Tuesday, August 24, 2010

Wuthering Heights by Emily Brontë

I know I promised a book review of The Goose Girl but I ditched it when I got Wuthering Heights at Borders for five bucks. I'll get to it soon, but in the meantime here's a review of Emily Brontë's Wuthering Heights.

"...I am surrounded with her image! The most ordinary faces of men and women—my own features—mock me with a resemblance. The entire world is a dreadful collection of memoranda that she did exist, and that I have lost her!"
-Heathcliff

Mr. Lockwood is new to the area and as a diversion to fight off the boredom of living in an isolated part of the country, he asks his new housekeeper to tell him the history of his interesting neighbors, including his landlord, Mr. Heathcliff. Mrs. Dean, the housekeeper, turns out to have known this intriguing Heathcliff for most of his life. She launches into a fascinating narrative of the lives and troubles of the Earnshaws and Lintons, the two great families of the neighborhood, and in the middle of all of it, Heathcliff. He starts out as a homeless child with no family or history that anyone knows of. Mr. Earnshaw finds him and takes him into his home to live with his two other children, Catherine and Hindley. Catherine gets used to him eventually and comes to love him dearly; they become as close as twins. Hindley, however, hates Heathcliff for the attention he gets from old Earnshaw and persecutes him throughout their childhood, even making him act as a servant after his father dies. When Catherine and Heathcliff are about seventeen, Catherine becomes friends with their well-to-do neighbors, the Lintons. Their son, Edgar, falls in love with her and she, in a way, with him. Although she privately declares her love for Heathcliff to be incredibly strong, indeed, to be the most important part of her, she ends up marrying the richer, kinder Edgar.
As it turns out, Heathcliff worships Catherine, but he hates Edgar Linton passionately, and begins to carry out a grand scheme of vengeance on the Lintons and Earnshaws that spans nearly twenty years.

No matter what you've heard, this is not a love story. It's a story about a passion, an obsession, and the depressing, often terrifying effects it has on the people involved. The love, if it is love, between Catherine and Heathcliff is very intense and very serious, but it certainly didn't make anyone happy.
I had been scouring Borders for an hour and a half trying to find something affordable that I'd actually read.
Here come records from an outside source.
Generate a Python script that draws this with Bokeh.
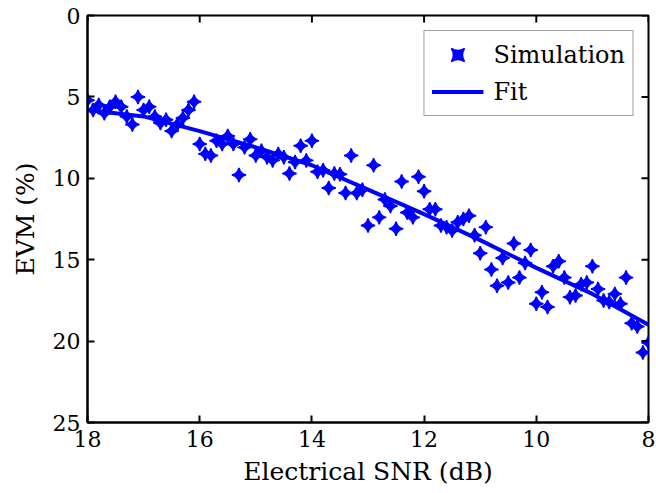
import math
from bokeh.plotting import figure
from bokeh.models import Range1d, Legend, LegendItem, FixedTicker
from bokeh.embed import file_html
from bokeh.resources import INLINE

snr = [18.0, 17.9, 17.8, 17.7, 17.6, 17.5, 17.4, 17.3, 17.2, 17.1,
       17.0, 16.9, 16.8, 16.7, 16.6, 16.5, 16.4, 16.3, 16.2, 16.1,
       16.0, 15.9, 15.8, 15.7, 15.6, 15.5, 15.4, 15.3, 15.2, 15.1,
       15.0, 14.9, 14.8, 14.7, 14.6, 14.5, 14.4, 14.3, 14.2, 14.1,
       14.0, 13.9, 13.8, 13.7, 13.6, 13.5, 13.4, 13.3, 13.2, 13.1,
       13.0, 12.9, 12.8, 12.7, 12.6, 12.5, 12.4, 12.3, 12.2, 12.1,
       12.0, 11.9, 11.8, 11.7, 11.6, 11.5, 11.4, 11.3, 11.2, 11.1,
       11.0, 10.9, 10.8, 10.7, 10.6, 10.5, 10.4, 10.3, 10.2, 10.1,
       10.0, 9.9, 9.8, 9.7, 9.6, 9.5, 9.4, 9.3, 9.2, 9.1,
       9.0, 8.9, 8.8, 8.7, 8.6, 8.5, 8.4, 8.3, 8.2, 8.1, 8.0]
evm_sim = [5.2, 5.8, 5.5, 6.0, 5.6, 5.3, 5.6, 6.2, 6.7, 5.0,
           5.8, 5.6, 6.2, 6.6, 6.4, 7.1, 6.7, 6.3, 5.8, 5.3,
           7.9, 8.5, 8.6, 7.7, 7.9, 7.4, 7.9, 9.8, 8.1, 7.6,
           8.6, 8.3, 8.7, 8.9, 8.5, 8.7, 9.7, 9.0, 8.0, 8.9,
           7.7, 9.6, 9.5, 10.6, 9.7, 9.75, 10.9, 8.6, 10.9, 10.7,
           12.9, 9.2, 12.4, 11.3, 11.7, 13.1, 10.2, 12.1, 12.4, 9.9,
           10.8, 11.9, 11.9, 12.9, 13.0, 13.2, 12.7, 12.5, 12.3, 13.5,
           14.6, 13.0, 15.6, 16.6, 14.9, 16.4, 14.0, 16.1, 15.2, 14.4,
           17.7, 17.0, 17.9, 15.4, 15.1, 16.1, 17.3, 17.2, 16.5, 16.4,
           15.4, 16.8, 17.5, 17.6, 17.1, 17.7, 16.1, 18.9, 19.1, 20.7, 20.1]

fit_snr = [18, 17, 16, 15, 14, 13, 12, 11, 10, 9, 8]
fit_evm = [5.8, 6.2, 7.1, 8.1, 9.2, 10.7, 12.2, 13.8, 15.5, 17.1, 19.0]

x_ticks = [8, 10, 12, 14, 16, 18]
y_ticks = [0, 5, 10, 15, 20, 25]
x_min, x_max = 18, 8
y_top, y_bottom = 0, 25

FONT = "DejaVu Serif"
BLUE = "#0000ff"

p = figure(width=656, height=493, output_backend="svg", toolbar_location=None,
           x_range=Range1d(x_min, x_max), y_range=Range1d(y_bottom, y_top),
           min_border_left=87, min_border_right=8, min_border_top=15, min_border_bottom=71)
p.background_fill_color = "white"
p.border_fill_color = "white"
p.grid.visible = False
p.outline_line_color = "black"
p.outline_line_width = 2

fit_r = p.line(fit_snr, fit_evm, line_color=BLUE, line_width=4)
sim_r = p.scatter(snr, evm_sim, marker="square_pin", size=10, angle=math.pi / 4,
                  fill_color=BLUE, line_color=BLUE, line_width=1.5)

# inward ticks on the top and right edges of the box
p.ray(x=x_ticks, y=[y_top] * len(x_ticks), length=7, length_units="screen",
      angle=-math.pi / 2, line_color="black", line_width=2)
p.ray(x=[x_max] * len(y_ticks), y=y_ticks, length=7, length_units="screen",
      angle=math.pi, line_color="black", line_width=2)

for ax in (p.xaxis[0], p.yaxis[0]):
    ax.major_label_text_font = FONT
    ax.major_label_text_font_size = "22px"
    ax.major_label_text_color = "black"
    ax.axis_label_text_font = FONT
    ax.axis_label_text_font_size = "25px"
    ax.axis_label_text_font_style = "normal"
    ax.axis_label_text_color = "black"
    ax.major_tick_in = 7
    ax.major_tick_out = 0
    ax.minor_tick_line_color = None
    ax.axis_line_width = 2
    ax.major_tick_line_width = 2

p.xaxis[0].ticker = FixedTicker(ticks=x_ticks)
p.yaxis[0].ticker = FixedTicker(ticks=y_ticks)
p.xaxis[0].axis_label = "Electrical SNR (dB)"
p.yaxis[0].axis_label = "EVM (%)"
p.xaxis[0].major_label_standoff = 8
p.yaxis[0].major_label_standoff = 7
p.xaxis[0].axis_label_standoff = 7
p.yaxis[0].axis_label_standoff = 10

legend = Legend(items=[LegendItem(label="Simulation", renderers=[sim_r]),
                       LegendItem(label="Fit", renderers=[fit_r])],
                location="top_right", margin=15)
legend.label_text_font = FONT
legend.label_text_font_size = "24px"
legend.label_text_color = "black"
legend.border_line_color = "#404040"
legend.border_line_width = 1.5
legend.glyph_width = 52
legend.glyph_height = 33
legend.label_height = 33
legend.spacing = 4
legend.padding = 7
legend.label_standoff = 10
p.add_layout(legend)

open("out.html", "w").write(file_html(p, INLINE))
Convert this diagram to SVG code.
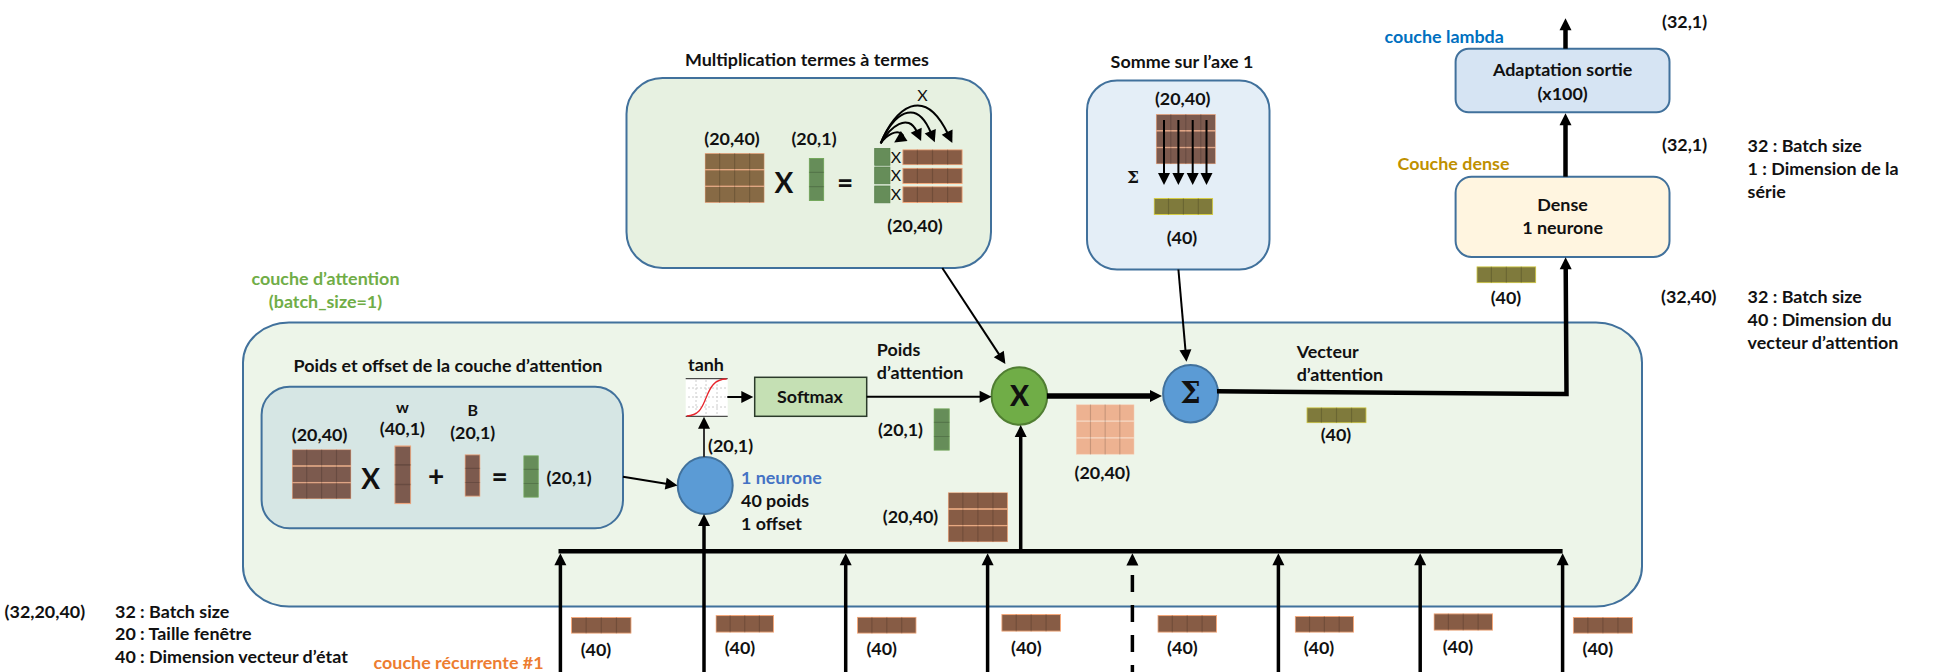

I found Wuthering Heights and thought, hey, I love one of Charlotte Brontё's works, why not try her sister? In a way, I enjoyed this book. It is well written, though rather drawn out at parts, suspenseful, and fascinating. It is also depressing and disturbing. It's an intense examination of love, hate, compassion and the lack of it. I'd say it is worth reading, especially if you're a fan darker stuff. It wasn't exactly my kind of story, but I understand why it's considered a classic.

So if this sounds good to you, go on and enjoy it. But if you prefer happy endings, read at your own risk.

Friday, August 13, 2010

Because of the Pudding: A Tragic Love Story

(AAAH! I'm sorry! I don't know how we missed this Wednesday. Here's the poem. Apologies!)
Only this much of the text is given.